-- START RECORDED INFORMATION --

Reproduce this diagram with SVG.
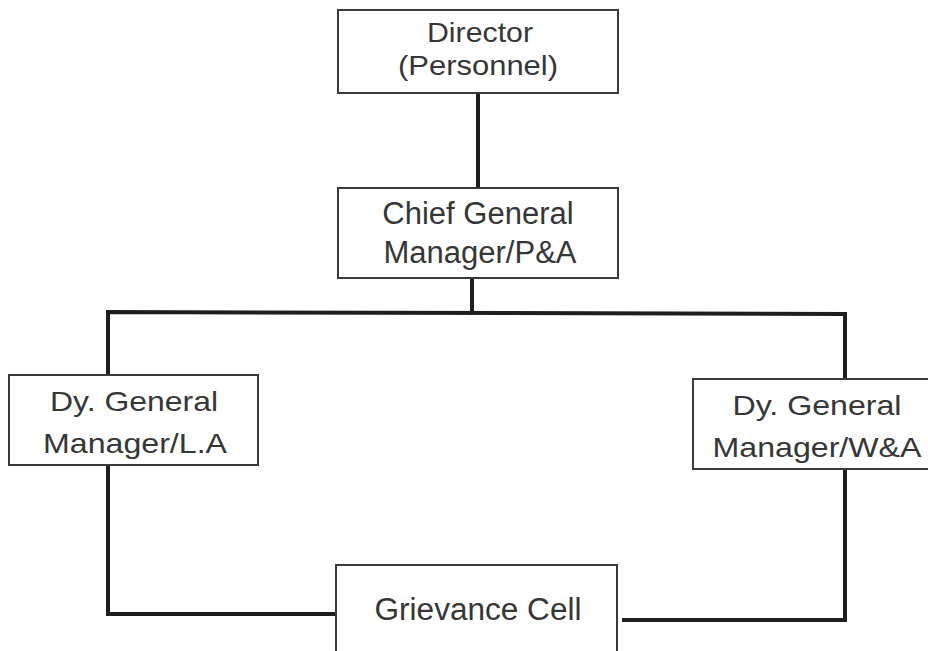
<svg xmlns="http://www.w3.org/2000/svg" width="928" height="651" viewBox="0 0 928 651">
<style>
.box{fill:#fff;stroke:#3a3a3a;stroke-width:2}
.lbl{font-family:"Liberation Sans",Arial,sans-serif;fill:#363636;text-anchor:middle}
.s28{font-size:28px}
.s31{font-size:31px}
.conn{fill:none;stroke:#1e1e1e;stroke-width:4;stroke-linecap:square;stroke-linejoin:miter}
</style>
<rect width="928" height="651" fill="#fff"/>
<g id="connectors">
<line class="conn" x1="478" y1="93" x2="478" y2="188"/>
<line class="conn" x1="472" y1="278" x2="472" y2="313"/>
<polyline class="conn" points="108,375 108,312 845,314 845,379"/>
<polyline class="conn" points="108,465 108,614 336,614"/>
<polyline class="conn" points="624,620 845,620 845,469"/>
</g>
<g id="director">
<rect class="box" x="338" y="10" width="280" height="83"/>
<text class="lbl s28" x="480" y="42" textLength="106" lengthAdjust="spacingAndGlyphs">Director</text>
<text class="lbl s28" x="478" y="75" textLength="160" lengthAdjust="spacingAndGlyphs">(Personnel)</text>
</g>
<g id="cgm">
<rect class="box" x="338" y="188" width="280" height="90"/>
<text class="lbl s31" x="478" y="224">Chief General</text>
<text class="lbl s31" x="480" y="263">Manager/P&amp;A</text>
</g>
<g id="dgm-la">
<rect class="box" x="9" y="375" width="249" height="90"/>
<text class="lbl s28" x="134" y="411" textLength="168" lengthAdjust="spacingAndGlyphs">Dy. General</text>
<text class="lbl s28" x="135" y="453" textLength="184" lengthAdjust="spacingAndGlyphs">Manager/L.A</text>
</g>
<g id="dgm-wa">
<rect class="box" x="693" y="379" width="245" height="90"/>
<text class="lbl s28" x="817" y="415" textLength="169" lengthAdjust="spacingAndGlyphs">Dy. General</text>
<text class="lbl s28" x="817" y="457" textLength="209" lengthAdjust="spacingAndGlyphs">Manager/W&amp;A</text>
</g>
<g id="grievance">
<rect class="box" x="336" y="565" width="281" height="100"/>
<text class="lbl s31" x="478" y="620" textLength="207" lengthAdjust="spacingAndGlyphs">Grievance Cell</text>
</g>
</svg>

-- END RECORDED INFORMATION --

## TASK TO CARRY OUT
Print out the material word for word, omitting the pictures.

## TASK ANSWER
Reproduce this diagram with SVG.
<svg xmlns="http://www.w3.org/2000/svg" width="928" height="651" viewBox="0 0 928 651">
<style>
.box{fill:#fff;stroke:#3a3a3a;stroke-width:2}
.lbl{font-family:"Liberation Sans",Arial,sans-serif;fill:#363636;text-anchor:middle}
.s28{font-size:28px}
.s31{font-size:31px}
.conn{fill:none;stroke:#1e1e1e;stroke-width:4;stroke-linecap:square;stroke-linejoin:miter}
</style>
<rect width="928" height="651" fill="#fff"/>
<g id="connectors">
<line class="conn" x1="478" y1="93" x2="478" y2="188"/>
<line class="conn" x1="472" y1="278" x2="472" y2="313"/>
<polyline class="conn" points="108,375 108,312 845,314 845,379"/>
<polyline class="conn" points="108,465 108,614 336,614"/>
<polyline class="conn" points="624,620 845,620 845,469"/>
</g>
<g id="director">
<rect class="box" x="338" y="10" width="280" height="83"/>
<text class="lbl s28" x="480" y="42" textLength="106" lengthAdjust="spacingAndGlyphs">Director</text>
<text class="lbl s28" x="478" y="75" textLength="160" lengthAdjust="spacingAndGlyphs">(Personnel)</text>
</g>
<g id="cgm">
<rect class="box" x="338" y="188" width="280" height="90"/>
<text class="lbl s31" x="478" y="224">Chief General</text>
<text class="lbl s31" x="480" y="263">Manager/P&amp;A</text>
</g>
<g id="dgm-la">
<rect class="box" x="9" y="375" width="249" height="90"/>
<text class="lbl s28" x="134" y="411" textLength="168" lengthAdjust="spacingAndGlyphs">Dy. General</text>
<text class="lbl s28" x="135" y="453" textLength="184" lengthAdjust="spacingAndGlyphs">Manager/L.A</text>
</g>
<g id="dgm-wa">
<rect class="box" x="693" y="379" width="245" height="90"/>
<text class="lbl s28" x="817" y="415" textLength="169" lengthAdjust="spacingAndGlyphs">Dy. General</text>
<text class="lbl s28" x="817" y="457" textLength="209" lengthAdjust="spacingAndGlyphs">Manager/W&amp;A</text>
</g>
<g id="grievance">
<rect class="box" x="336" y="565" width="281" height="100"/>
<text class="lbl s31" x="478" y="620" textLength="207" lengthAdjust="spacingAndGlyphs">Grievance Cell</text>
</g>
</svg>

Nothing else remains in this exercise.